▶ _TASK BRIEF_: Copy all lines below exactly as written. Leave pictures out.
Start SUPPLIED INFORMATION
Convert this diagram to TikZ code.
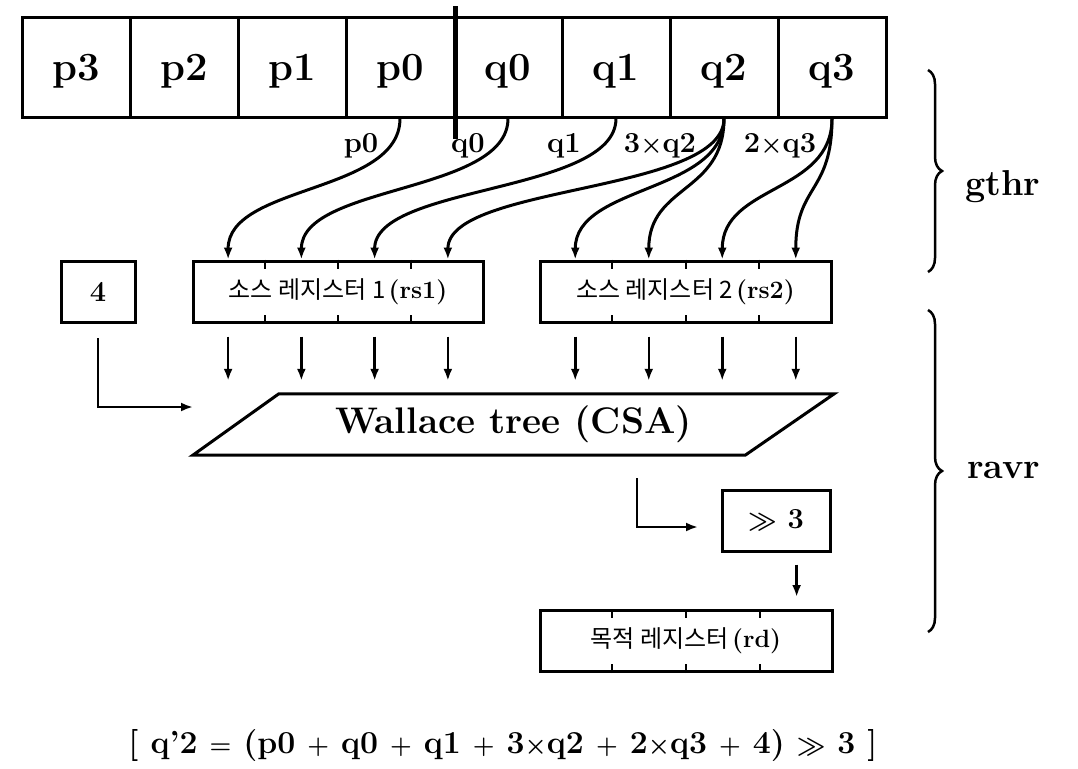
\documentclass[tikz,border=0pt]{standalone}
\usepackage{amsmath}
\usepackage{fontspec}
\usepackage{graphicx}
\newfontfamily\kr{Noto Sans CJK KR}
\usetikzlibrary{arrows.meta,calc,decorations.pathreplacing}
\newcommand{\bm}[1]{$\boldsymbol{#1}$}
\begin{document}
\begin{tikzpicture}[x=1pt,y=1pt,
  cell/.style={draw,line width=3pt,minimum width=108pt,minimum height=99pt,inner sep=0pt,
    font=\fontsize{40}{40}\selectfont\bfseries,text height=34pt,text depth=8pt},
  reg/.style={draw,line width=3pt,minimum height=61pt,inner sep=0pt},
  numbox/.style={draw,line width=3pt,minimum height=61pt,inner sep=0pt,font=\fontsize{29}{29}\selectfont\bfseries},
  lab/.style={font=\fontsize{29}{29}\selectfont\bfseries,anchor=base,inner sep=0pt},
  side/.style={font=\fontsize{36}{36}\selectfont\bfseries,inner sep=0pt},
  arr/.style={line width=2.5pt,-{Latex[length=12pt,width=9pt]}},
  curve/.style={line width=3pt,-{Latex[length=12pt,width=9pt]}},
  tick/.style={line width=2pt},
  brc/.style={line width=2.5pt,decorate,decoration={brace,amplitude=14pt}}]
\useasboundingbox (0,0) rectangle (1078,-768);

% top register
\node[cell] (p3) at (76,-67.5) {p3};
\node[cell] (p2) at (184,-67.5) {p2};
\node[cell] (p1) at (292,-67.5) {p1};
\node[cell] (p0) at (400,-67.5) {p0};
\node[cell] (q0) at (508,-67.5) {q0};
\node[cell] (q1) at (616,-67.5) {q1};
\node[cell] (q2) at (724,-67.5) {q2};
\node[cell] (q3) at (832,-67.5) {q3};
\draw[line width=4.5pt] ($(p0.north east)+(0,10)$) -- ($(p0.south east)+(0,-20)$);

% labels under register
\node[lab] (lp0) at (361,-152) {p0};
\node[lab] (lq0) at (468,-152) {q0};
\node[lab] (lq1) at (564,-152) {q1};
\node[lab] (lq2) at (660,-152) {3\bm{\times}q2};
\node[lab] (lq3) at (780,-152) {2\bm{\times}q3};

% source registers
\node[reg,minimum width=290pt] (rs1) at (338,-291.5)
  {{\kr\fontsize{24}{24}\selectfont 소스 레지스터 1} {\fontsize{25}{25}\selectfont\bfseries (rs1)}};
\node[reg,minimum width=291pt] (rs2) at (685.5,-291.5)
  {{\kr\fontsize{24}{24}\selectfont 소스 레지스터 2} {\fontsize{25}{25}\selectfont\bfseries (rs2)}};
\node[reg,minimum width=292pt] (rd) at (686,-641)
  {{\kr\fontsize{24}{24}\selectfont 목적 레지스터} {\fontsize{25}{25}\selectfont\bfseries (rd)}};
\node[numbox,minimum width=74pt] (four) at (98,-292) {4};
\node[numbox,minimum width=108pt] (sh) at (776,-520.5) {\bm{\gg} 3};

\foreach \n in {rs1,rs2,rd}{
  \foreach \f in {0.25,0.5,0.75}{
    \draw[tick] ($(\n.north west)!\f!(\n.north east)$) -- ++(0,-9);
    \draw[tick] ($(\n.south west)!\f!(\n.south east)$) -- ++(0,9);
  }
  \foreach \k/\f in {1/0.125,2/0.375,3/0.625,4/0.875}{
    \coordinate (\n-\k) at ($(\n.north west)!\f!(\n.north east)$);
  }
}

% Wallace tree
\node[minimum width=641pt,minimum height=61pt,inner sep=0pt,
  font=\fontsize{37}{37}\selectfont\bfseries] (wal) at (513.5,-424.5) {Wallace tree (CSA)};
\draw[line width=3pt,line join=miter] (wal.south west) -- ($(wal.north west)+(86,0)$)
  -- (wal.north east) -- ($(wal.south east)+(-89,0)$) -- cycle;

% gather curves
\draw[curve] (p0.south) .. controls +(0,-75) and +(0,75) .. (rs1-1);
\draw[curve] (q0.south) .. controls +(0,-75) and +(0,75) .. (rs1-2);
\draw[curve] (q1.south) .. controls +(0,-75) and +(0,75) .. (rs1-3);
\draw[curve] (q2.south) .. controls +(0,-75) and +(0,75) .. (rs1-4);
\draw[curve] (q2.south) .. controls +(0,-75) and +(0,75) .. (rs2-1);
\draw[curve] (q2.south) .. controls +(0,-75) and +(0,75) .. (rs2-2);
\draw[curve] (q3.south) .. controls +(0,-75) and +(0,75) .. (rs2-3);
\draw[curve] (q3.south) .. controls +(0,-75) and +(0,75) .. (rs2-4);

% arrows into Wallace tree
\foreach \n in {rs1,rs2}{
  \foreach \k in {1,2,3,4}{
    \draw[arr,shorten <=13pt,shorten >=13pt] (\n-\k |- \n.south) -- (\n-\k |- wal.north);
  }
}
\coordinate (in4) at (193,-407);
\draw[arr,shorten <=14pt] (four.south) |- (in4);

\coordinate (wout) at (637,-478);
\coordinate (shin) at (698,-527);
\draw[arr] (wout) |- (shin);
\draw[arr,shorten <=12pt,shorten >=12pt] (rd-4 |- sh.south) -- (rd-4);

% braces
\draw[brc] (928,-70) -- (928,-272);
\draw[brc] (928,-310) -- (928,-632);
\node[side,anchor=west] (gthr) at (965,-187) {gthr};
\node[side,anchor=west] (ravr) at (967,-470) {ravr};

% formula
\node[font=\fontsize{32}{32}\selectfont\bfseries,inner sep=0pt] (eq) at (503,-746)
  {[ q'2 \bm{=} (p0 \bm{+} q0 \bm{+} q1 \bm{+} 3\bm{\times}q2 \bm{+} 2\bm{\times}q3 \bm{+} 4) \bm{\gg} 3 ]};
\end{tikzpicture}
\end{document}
End SUPPLIED INFORMATION
▶ _COMPLETED EXERCISE_:
Convert this diagram to TikZ code.
\documentclass[tikz,border=0pt]{standalone}
\usepackage{amsmath}
\usepackage{fontspec}
\usepackage{graphicx}
\newfontfamily\kr{Noto Sans CJK KR}
\usetikzlibrary{arrows.meta,calc,decorations.pathreplacing}
\newcommand{\bm}[1]{$\boldsymbol{#1}$}
\begin{document}
\begin{tikzpicture}[x=1pt,y=1pt,
  cell/.style={draw,line width=3pt,minimum width=108pt,minimum height=99pt,inner sep=0pt,
    font=\fontsize{40}{40}\selectfont\bfseries,text height=34pt,text depth=8pt},
  reg/.style={draw,line width=3pt,minimum height=61pt,inner sep=0pt},
  numbox/.style={draw,line width=3pt,minimum height=61pt,inner sep=0pt,font=\fontsize{29}{29}\selectfont\bfseries},
  lab/.style={font=\fontsize{29}{29}\selectfont\bfseries,anchor=base,inner sep=0pt},
  side/.style={font=\fontsize{36}{36}\selectfont\bfseries,inner sep=0pt},
  arr/.style={line width=2.5pt,-{Latex[length=12pt,width=9pt]}},
  curve/.style={line width=3pt,-{Latex[length=12pt,width=9pt]}},
  tick/.style={line width=2pt},
  brc/.style={line width=2.5pt,decorate,decoration={brace,amplitude=14pt}}]
\useasboundingbox (0,0) rectangle (1078,-768);

% top register
\node[cell] (p3) at (76,-67.5) {p3};
\node[cell] (p2) at (184,-67.5) {p2};
\node[cell] (p1) at (292,-67.5) {p1};
\node[cell] (p0) at (400,-67.5) {p0};
\node[cell] (q0) at (508,-67.5) {q0};
\node[cell] (q1) at (616,-67.5) {q1};
\node[cell] (q2) at (724,-67.5) {q2};
\node[cell] (q3) at (832,-67.5) {q3};
\draw[line width=4.5pt] ($(p0.north east)+(0,10)$) -- ($(p0.south east)+(0,-20)$);

% labels under register
\node[lab] (lp0) at (361,-152) {p0};
\node[lab] (lq0) at (468,-152) {q0};
\node[lab] (lq1) at (564,-152) {q1};
\node[lab] (lq2) at (660,-152) {3\bm{\times}q2};
\node[lab] (lq3) at (780,-152) {2\bm{\times}q3};

% source registers
\node[reg,minimum width=290pt] (rs1) at (338,-291.5)
  {{\kr\fontsize{24}{24}\selectfont 소스 레지스터 1} {\fontsize{25}{25}\selectfont\bfseries (rs1)}};
\node[reg,minimum width=291pt] (rs2) at (685.5,-291.5)
  {{\kr\fontsize{24}{24}\selectfont 소스 레지스터 2} {\fontsize{25}{25}\selectfont\bfseries (rs2)}};
\node[reg,minimum width=292pt] (rd) at (686,-641)
  {{\kr\fontsize{24}{24}\selectfont 목적 레지스터} {\fontsize{25}{25}\selectfont\bfseries (rd)}};
\node[numbox,minimum width=74pt] (four) at (98,-292) {4};
\node[numbox,minimum width=108pt] (sh) at (776,-520.5) {\bm{\gg} 3};

\foreach \n in {rs1,rs2,rd}{
  \foreach \f in {0.25,0.5,0.75}{
    \draw[tick] ($(\n.north west)!\f!(\n.north east)$) -- ++(0,-9);
    \draw[tick] ($(\n.south west)!\f!(\n.south east)$) -- ++(0,9);
  }
  \foreach \k/\f in {1/0.125,2/0.375,3/0.625,4/0.875}{
    \coordinate (\n-\k) at ($(\n.north west)!\f!(\n.north east)$);
  }
}

% Wallace tree
\node[minimum width=641pt,minimum height=61pt,inner sep=0pt,
  font=\fontsize{37}{37}\selectfont\bfseries] (wal) at (513.5,-424.5) {Wallace tree (CSA)};
\draw[line width=3pt,line join=miter] (wal.south west) -- ($(wal.north west)+(86,0)$)
  -- (wal.north east) -- ($(wal.south east)+(-89,0)$) -- cycle;

% gather curves
\draw[curve] (p0.south) .. controls +(0,-75) and +(0,75) .. (rs1-1);
\draw[curve] (q0.south) .. controls +(0,-75) and +(0,75) .. (rs1-2);
\draw[curve] (q1.south) .. controls +(0,-75) and +(0,75) .. (rs1-3);
\draw[curve] (q2.south) .. controls +(0,-75) and +(0,75) .. (rs1-4);
\draw[curve] (q2.south) .. controls +(0,-75) and +(0,75) .. (rs2-1);
\draw[curve] (q2.south) .. controls +(0,-75) and +(0,75) .. (rs2-2);
\draw[curve] (q3.south) .. controls +(0,-75) and +(0,75) .. (rs2-3);
\draw[curve] (q3.south) .. controls +(0,-75) and +(0,75) .. (rs2-4);

% arrows into Wallace tree
\foreach \n in {rs1,rs2}{
  \foreach \k in {1,2,3,4}{
    \draw[arr,shorten <=13pt,shorten >=13pt] (\n-\k |- \n.south) -- (\n-\k |- wal.north);
  }
}
\coordinate (in4) at (193,-407);
\draw[arr,shorten <=14pt] (four.south) |- (in4);

\coordinate (wout) at (637,-478);
\coordinate (shin) at (698,-527);
\draw[arr] (wout) |- (shin);
\draw[arr,shorten <=12pt,shorten >=12pt] (rd-4 |- sh.south) -- (rd-4);

% braces
\draw[brc] (928,-70) -- (928,-272);
\draw[brc] (928,-310) -- (928,-632);
\node[side,anchor=west] (gthr) at (965,-187) {gthr};
\node[side,anchor=west] (ravr) at (967,-470) {ravr};

% formula
\node[font=\fontsize{32}{32}\selectfont\bfseries,inner sep=0pt] (eq) at (503,-746)
  {[ q'2 \bm{=} (p0 \bm{+} q0 \bm{+} q1 \bm{+} 3\bm{\times}q2 \bm{+} 2\bm{\times}q3 \bm{+} 4) \bm{\gg} 3 ]};
\end{tikzpicture}
\end{document}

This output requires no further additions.